3.2 Vacuum polarization
The vacuum in QED is not empty: quantum fluctuations continually create and annihilate virtual electron–positron pairs. A real or virtual photon propagating through the vacuum can briefly convert into such a pair before recombining.
This changes the effective photon propagator, which in turn modifies the Coulomb potential between the nucleus and electron. The result is a slight screening of the nuclear charge, which again shifts atomic energy levels.
Feynman diagram:
Vacuum polarization is represented by a photon line that develops a closed electron–positron loop. For bound states, the photon is attached to the double line of the bound electron.
3.3 Finite nuclear size
So far, we have treated the nucleus as a pointlike particle producing a Coulomb potential. In reality, nuclei have a finite spatial extension, with a charge distribution that smears out the potential at very short distances.
For \(s\)-states, whose wavefunctions penetrate the nucleus, this modification alters the energy levels. While not a QED effect, it is always included in Lamb shift analyses, particularly for heavy nuclei.
3.4 Higher-order QED contributions
The Feynman diagrams discussed so far represent the leading-order QED corrections (lowest powers of the fine-structure constant \(\alpha\)). In practice, higher-order diagrams — involving multiple photon exchanges, loops, or vertex corrections — also contribute.

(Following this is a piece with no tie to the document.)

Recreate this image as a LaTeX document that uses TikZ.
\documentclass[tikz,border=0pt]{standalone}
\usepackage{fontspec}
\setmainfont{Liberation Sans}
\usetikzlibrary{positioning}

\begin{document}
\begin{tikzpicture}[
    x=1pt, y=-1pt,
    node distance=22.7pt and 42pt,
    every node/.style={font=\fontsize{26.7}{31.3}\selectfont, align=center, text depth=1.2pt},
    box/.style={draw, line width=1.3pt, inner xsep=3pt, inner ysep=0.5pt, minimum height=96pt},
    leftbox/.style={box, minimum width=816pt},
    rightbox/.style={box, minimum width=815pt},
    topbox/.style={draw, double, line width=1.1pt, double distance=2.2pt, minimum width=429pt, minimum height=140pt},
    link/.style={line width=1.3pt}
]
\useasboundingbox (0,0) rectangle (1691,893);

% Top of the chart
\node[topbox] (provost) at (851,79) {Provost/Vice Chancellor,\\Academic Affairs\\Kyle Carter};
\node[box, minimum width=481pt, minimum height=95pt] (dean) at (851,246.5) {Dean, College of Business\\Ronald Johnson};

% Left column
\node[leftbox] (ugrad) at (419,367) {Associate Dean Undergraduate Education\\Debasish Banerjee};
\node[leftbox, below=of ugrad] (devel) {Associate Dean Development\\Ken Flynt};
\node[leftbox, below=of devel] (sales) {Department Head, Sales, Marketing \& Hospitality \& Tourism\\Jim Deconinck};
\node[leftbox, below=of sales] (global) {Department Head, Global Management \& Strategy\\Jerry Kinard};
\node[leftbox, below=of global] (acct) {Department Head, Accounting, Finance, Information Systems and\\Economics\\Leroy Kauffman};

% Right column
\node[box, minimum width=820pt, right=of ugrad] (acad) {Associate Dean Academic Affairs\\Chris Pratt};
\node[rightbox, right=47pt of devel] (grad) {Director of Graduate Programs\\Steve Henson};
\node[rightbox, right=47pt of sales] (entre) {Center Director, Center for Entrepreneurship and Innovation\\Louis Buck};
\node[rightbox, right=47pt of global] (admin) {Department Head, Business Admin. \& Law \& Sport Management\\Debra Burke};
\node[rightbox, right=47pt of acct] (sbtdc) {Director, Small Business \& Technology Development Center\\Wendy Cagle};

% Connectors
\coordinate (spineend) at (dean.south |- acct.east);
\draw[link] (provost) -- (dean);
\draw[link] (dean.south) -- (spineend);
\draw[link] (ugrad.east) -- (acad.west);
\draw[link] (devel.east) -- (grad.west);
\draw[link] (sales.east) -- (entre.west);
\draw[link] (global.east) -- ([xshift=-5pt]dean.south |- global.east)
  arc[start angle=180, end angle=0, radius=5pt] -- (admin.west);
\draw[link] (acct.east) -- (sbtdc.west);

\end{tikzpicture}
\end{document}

These are systematically included using perturbation theory. The expansion parameter is \(\alpha Z\), where \(\alpha \approx 1/137\) is the fine-structure constant and \(Z\) is the nuclear charge. For light atoms like hydrogen, higher-order terms are tiny, but for heavier nuclei (large \(Z\)) they become increasingly important.
Summary
The Lamb shift is not the result of a single effect, but rather the interplay of self-energy, vacuum polarization, nuclear size corrections, and higher-order QED processes. Its accurate theoretical calculation required the development of renormalized QED — one of the most successful and precise theories in physics.